# Task to carry out:
Collect the lines of the entries where "chart" shows up.

# The data:
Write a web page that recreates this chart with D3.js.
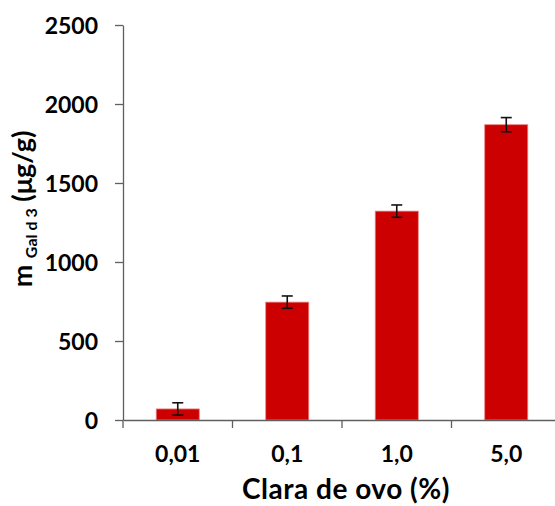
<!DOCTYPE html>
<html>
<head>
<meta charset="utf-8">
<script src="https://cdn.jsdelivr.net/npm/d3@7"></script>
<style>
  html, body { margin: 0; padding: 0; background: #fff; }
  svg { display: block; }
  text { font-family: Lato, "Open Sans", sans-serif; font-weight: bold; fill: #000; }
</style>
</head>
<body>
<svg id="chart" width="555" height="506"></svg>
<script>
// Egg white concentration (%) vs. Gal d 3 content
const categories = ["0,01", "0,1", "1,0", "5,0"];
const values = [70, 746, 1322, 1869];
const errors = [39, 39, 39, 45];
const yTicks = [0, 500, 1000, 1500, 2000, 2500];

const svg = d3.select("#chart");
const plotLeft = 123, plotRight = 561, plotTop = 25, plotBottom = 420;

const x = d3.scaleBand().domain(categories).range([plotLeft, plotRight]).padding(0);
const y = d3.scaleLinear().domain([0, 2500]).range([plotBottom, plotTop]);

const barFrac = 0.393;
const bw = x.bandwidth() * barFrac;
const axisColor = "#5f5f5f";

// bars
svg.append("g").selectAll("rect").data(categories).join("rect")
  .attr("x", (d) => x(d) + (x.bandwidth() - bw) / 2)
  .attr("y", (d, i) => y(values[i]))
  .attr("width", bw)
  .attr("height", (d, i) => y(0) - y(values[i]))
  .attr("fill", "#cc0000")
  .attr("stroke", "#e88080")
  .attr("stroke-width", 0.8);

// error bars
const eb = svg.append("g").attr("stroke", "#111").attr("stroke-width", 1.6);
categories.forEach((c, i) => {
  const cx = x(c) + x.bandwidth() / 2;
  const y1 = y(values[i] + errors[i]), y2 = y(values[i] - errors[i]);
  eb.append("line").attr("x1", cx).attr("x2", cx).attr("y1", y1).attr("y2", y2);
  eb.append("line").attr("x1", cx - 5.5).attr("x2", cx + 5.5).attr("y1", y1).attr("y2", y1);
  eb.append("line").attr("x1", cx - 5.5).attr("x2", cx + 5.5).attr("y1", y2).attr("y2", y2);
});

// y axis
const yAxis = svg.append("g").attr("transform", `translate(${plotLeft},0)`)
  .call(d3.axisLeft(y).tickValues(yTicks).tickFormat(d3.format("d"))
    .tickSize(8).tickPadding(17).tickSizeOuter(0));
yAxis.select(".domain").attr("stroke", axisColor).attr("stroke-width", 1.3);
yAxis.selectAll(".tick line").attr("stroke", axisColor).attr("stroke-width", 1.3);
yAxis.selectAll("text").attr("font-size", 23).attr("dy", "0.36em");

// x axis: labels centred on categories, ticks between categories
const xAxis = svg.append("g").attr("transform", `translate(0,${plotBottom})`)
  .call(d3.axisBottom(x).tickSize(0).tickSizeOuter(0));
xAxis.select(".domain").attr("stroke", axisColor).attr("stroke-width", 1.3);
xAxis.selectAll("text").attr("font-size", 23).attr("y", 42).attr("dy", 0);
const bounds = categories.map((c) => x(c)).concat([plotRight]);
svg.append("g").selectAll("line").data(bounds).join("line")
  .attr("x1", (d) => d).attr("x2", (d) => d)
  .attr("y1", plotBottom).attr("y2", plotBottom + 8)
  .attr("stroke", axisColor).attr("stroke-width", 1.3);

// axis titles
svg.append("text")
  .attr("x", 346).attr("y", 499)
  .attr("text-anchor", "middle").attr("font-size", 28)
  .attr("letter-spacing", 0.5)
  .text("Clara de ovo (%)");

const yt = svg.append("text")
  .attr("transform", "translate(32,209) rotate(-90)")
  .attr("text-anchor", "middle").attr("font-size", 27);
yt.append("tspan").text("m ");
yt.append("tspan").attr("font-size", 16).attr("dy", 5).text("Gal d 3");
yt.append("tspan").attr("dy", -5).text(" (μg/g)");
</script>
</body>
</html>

* * *

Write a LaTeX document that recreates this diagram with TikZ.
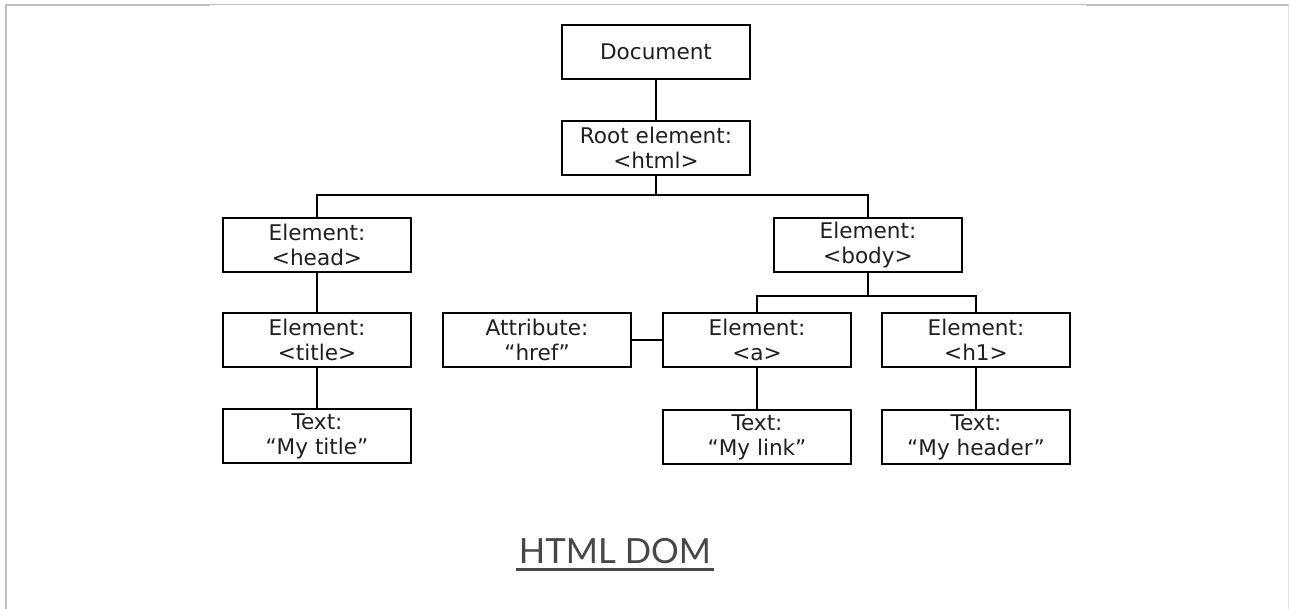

...

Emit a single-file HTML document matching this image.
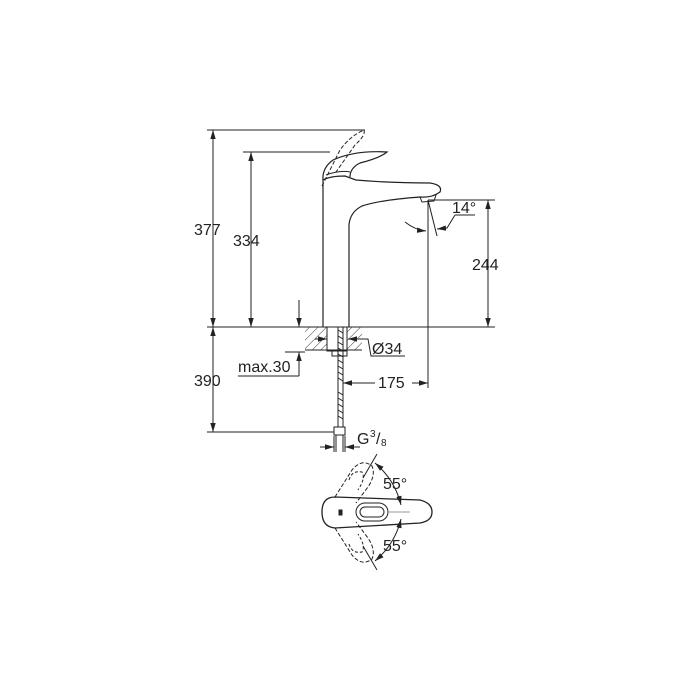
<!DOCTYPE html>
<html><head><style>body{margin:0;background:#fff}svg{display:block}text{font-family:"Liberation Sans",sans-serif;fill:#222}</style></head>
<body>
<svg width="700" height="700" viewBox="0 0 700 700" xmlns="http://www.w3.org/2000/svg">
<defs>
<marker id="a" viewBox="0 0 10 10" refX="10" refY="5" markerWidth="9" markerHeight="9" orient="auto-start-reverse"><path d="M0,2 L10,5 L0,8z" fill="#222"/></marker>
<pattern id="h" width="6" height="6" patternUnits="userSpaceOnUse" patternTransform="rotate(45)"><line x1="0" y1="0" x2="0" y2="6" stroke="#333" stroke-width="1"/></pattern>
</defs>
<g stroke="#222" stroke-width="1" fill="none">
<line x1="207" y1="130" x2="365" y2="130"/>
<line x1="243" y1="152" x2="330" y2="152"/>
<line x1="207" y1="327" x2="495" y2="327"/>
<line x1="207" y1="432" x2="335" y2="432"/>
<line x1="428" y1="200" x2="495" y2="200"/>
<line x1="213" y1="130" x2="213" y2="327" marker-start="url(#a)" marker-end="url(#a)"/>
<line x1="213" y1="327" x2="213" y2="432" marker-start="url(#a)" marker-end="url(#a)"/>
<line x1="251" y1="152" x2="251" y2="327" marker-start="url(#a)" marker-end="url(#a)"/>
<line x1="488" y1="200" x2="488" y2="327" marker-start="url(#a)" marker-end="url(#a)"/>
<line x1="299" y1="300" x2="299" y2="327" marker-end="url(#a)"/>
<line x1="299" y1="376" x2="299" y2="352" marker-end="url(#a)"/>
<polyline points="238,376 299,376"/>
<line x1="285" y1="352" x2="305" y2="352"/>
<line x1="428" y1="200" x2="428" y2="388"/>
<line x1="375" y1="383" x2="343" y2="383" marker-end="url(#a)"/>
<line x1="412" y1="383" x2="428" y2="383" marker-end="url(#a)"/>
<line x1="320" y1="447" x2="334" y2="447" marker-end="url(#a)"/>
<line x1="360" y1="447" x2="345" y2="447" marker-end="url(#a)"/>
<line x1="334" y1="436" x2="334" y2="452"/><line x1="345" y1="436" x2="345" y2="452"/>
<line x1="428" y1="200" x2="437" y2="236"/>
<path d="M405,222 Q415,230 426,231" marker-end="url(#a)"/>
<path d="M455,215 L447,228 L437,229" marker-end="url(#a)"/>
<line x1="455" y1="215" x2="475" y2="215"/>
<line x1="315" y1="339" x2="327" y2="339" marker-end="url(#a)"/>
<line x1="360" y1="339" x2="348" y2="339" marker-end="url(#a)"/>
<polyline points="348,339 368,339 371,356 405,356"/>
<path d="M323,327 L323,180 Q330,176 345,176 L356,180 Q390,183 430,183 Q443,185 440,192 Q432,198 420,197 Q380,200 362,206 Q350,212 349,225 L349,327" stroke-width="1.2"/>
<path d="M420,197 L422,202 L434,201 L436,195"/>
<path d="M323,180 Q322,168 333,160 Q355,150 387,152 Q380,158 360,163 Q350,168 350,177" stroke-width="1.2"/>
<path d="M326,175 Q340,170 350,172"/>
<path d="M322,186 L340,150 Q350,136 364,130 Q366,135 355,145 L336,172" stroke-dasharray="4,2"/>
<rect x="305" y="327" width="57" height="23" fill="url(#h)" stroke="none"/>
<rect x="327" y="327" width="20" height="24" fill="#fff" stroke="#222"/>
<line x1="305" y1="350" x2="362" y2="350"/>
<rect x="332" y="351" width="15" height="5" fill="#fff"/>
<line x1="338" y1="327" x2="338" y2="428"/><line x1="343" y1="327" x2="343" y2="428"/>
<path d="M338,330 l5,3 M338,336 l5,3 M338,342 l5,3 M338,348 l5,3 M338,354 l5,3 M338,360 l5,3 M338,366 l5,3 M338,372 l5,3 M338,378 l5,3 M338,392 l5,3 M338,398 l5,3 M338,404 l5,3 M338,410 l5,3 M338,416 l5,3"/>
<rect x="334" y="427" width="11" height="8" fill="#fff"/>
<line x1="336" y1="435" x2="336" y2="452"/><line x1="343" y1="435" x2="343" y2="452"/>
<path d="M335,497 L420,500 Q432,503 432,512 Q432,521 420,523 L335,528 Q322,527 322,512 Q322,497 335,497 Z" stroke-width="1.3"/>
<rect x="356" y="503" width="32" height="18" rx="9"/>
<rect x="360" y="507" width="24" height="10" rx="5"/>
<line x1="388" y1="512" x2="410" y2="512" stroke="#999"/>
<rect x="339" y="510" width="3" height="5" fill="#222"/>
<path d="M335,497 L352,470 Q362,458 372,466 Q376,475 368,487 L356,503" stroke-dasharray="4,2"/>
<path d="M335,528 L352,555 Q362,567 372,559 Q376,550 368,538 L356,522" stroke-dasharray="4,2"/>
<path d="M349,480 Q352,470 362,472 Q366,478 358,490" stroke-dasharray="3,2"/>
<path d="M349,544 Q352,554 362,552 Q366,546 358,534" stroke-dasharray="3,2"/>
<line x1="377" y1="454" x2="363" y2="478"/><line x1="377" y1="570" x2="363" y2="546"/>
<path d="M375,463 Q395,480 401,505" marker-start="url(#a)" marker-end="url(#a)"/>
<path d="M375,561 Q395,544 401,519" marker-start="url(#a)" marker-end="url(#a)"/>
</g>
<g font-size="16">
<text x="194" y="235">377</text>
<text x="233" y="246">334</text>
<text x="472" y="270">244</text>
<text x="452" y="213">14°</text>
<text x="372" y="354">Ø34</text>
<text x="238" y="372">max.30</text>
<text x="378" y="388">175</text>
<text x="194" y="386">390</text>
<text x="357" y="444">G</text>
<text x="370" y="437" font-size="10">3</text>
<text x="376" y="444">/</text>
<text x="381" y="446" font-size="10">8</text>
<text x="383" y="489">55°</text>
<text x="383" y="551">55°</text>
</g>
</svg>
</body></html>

# Task response:
Write a web page that recreates this chart with D3.js.
<svg id="chart" width="555" height="506"></svg>
const svg = d3.select("#chart");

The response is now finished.